Building on Wii’s efforts to change gaming from a sit-down experience into an active and physically involved one, Sony unveiled their motion controller PlayStation Move during the GDC. There were other interesting demonstrations by smaller vendors too. One of it was Parrot AR.Drone quadricopter controlled by an iPhone connected through Wi-Fi where wannabe pilots can navigate, shoot and do other interested things. Although not demoed in the GDC, Microsoft is also planning to launch new motion control system for XBox 360, codenamed Project Natal, where only a video camera is used to get you in the AR game and there is no need of a controller. So, interesting!

3. Mobile
Like many other industries, the gaming industry is upbeat about mobile platforms, and this segment is set to explode with launch of tons of iPhone like devices. Numbers suggest that one out of five mobile applications is a game, which goes to show how much this medium is already popular for gaming. Mobile platforms are increasingly used in almost every type of game that we know: video, MMOG (massively multiplayer online) and social games. Following are some of my observations from the GDC about the use of mobile platforms in gaming:

  • iPhone: It appears that iPhone will continue to dominate as the best mobile gaming platform for some more time. Developers are using iPhone and iPod Touch creatively, be it as a remote for playing games, as an extension to the game development IDEs, or as part of the integration with social platforms. On the flip side, the Apple AppStore is far too saturated, and that may encourage developers to look elsewhere.
  • Android: That elsewhere is increasing looking like Android. As big as it is, considering that share of iPhone in global market is just around 3% of all mobile handsets and 14.4% of smart phones, and looking at the pace at which device manufacturers are adopting Android, there is no doubt that games will take to Android.
  • Windows Phone 7: Microsoft demonstrated new tools (part of XNA Game Studio) that enable developers to write once and publish for multiple Microsoft game platforms – Windows, Xbox 360 and Windows Phone 7. This cross-platform development ability seems to have helped Microsoft in attracting attention. Folks are optimistic about it but they don’t expect an iPhone-killer, I think they are keeping their fingers crossed for something that really adds to Xbox 360, PC gaming experience.
  • Others: RIM (Blackberry), Nokia and Qualcomm (Brew) are also in the game (do pardon the pun!) and doing their best to grab market share.

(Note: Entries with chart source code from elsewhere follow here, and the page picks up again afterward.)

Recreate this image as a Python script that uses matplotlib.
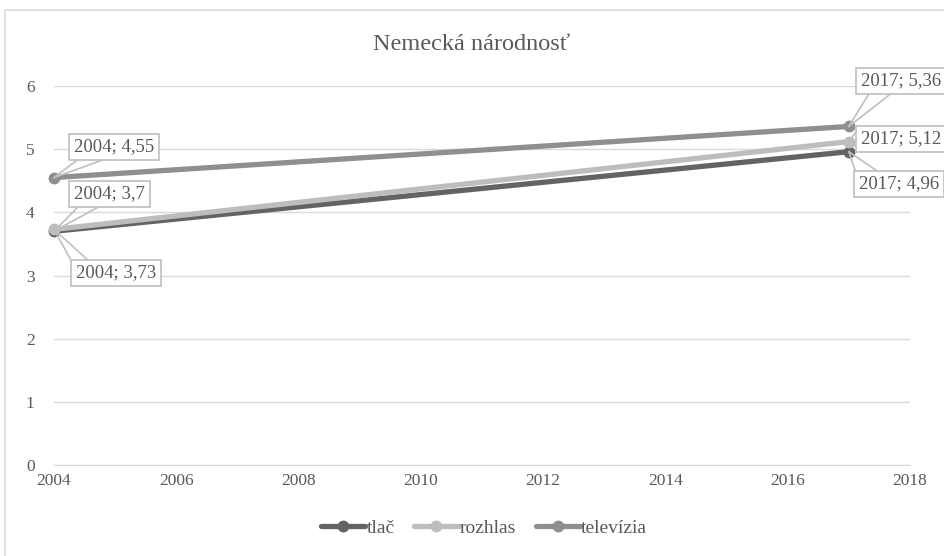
import matplotlib
matplotlib.use("Agg")
import matplotlib.pyplot as plt
from matplotlib.lines import Line2D
from matplotlib.patches import Rectangle

plt.rcParams['font.family'] = ['Liberation Serif', 'DejaVu Serif']

years = [2004, 2017]
series_names = ['tlač', 'rozhlas', 'televízia']
tlac = [3.7, 4.96]
rozhlas = [3.73, 5.12]
televizia = [4.55, 5.36]
series_values = [tlac, rozhlas, televizia]
series_colors = ['#636363', '#bdbdbd', '#8f8f8f']

x_ticks = list(range(2004, 2019, 2))
y_ticks = list(range(0, 7))

W, H = 944, 556
fig = plt.figure(figsize=(W / 100, H / 100), dpi=100)
fig.patch.set_facecolor('white')

# outer chart frame
fig.add_artist(Rectangle((5 / W, -0.2), 1.2, 1.2 - 10 / H,
                         transform=fig.transFigure, fill=False,
                         edgecolor='#d9d9d9', lw=1.2))

ax = fig.add_axes([54 / W, 1 - 465 / H, (910 - 54) / W, (465 - 86) / H])
ax.set_xlim(2004, 2018)
ax.set_ylim(0, 6)
ax.set_xticks(x_ticks)
ax.set_yticks(y_ticks)
ax.tick_params(length=0, labelsize=12.5, colors='#595959', pad=6)
ax.tick_params(axis='y', pad=14)
for s in ['top', 'right', 'left']:
    ax.spines[s].set_visible(False)
ax.spines['bottom'].set_color('#d9d9d9')
ax.yaxis.grid(True, color='#d9d9d9', lw=1)
ax.set_axisbelow(True)

handles = []
for name, vals, col in zip(series_names, series_values, series_colors):
    ln, = ax.plot(years, vals, color=col, lw=3.8, marker='o', markersize=7.5,
                  solid_capstyle='round', clip_on=False, zorder=3, label=name)
    handles.append(ln)

fig.text(0.5, 1 - 44 / H, 'Nemecká národnosť', ha='center', va='center',
         fontsize=17.5, color='#595959')

leg = fig.legend(handles=handles, loc='center', bbox_to_anchor=(484 / W, 1 - 528 / H),
                 ncol=3, frameon=False, fontsize=14, handlelength=2.3,
                 handletextpad=0.05, columnspacing=1.0, labelcolor='#595959')

fig.canvas.draw()

def fmt(y, v):
    return f"{y}; {v}".replace('.', ',')

# label placements: (series index, point index, box left, box vertical centre, wedge base points) in pixels
callouts = [
    (2, 0, 68, 147, [(80, 158), (108, 158)]),
    (0, 0, 68, 194, [(80, 205), (102, 205)]),
    (1, 0, 70, 273, [(72, 262), (90, 262)]),
    (2, 1, 855, 81, [(870, 92), (893, 92)]),
    (1, 1, 855, 139, [(855, 133), (855, 146)]),
    (0, 1, 853, 184, [(856, 173), (880, 173)]),
]

def px_to_fig(px, py):
    return px / W, 1 - py / H

for si, pi, bx, bcy, wedge in callouts:
    xv, yv = years[pi], series_values[si][pi]
    dx, dy = ax.transData.transform((xv, yv))
    pt = (dx / W, dy / H)
    for wx, wy in wedge:
        fx, fy = px_to_fig(wx, wy)
        fig.add_artist(Line2D([pt[0], fx], [pt[1], fy], transform=fig.transFigure,
                              color='#bfbfbf', lw=1.2, zorder=2))
    fx, fy = px_to_fig(bx + 6, bcy)
    fig.text(fx, fy, fmt(xv, yv), ha='left', va='center', fontsize=13.5,
             color='#595959', zorder=5,
             bbox=dict(boxstyle='square,pad=0.25', facecolor='white',
                       edgecolor='#bfbfbf', lw=1.2))

fig.savefig('out.png', dpi=100)
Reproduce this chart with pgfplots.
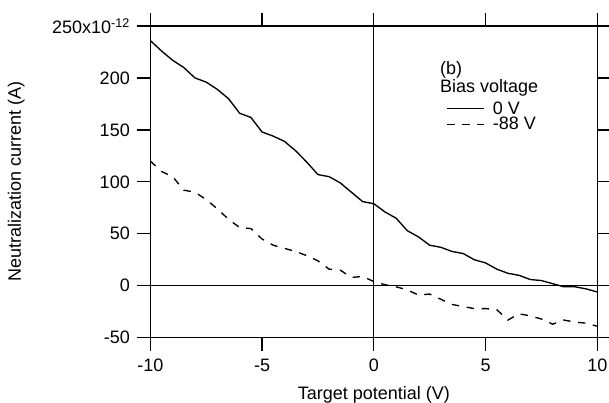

So what does it mean for the game developers?
Game developers need to look beyond their traditional development tools. For example, in addition to the usual languages and frameworks, many games now utilize the powerful capabilities that 2D and 3D engines and tools like Unity and Unreal. Knowledge of e-commerce and m-commerce API is also a mainstream need in order to realize the huge potential to monetize these games.

Social games themselves are actually a very different breed! Unlike traditional games, most of these games are light on UI and front-end, with complex business logic behind them on the server. So they need expert knowledge of server side languages like PHP, ASP .NET and Flex, frameworks like .NET, J2EE, Spring and Hibernate and integration technologies like Web Services (REST/SOAP), XML and XSL. As if that were not enough to make them look like a complex enterprise system, they also need storage and management of huge amount of data with database systems like Oracle, MS SQL Server and MySQL. There is also a big network effect involved with social games, so the knowledge of architecture and platforms that can be scaled easily, including the Cloud Computing, is also at play.

After attending the GDC and looking at these trends, I get a distinct feeling that, as gaming comes to the mainstream at your home or to a social network near you, the concept of game development itself is changing rapidly.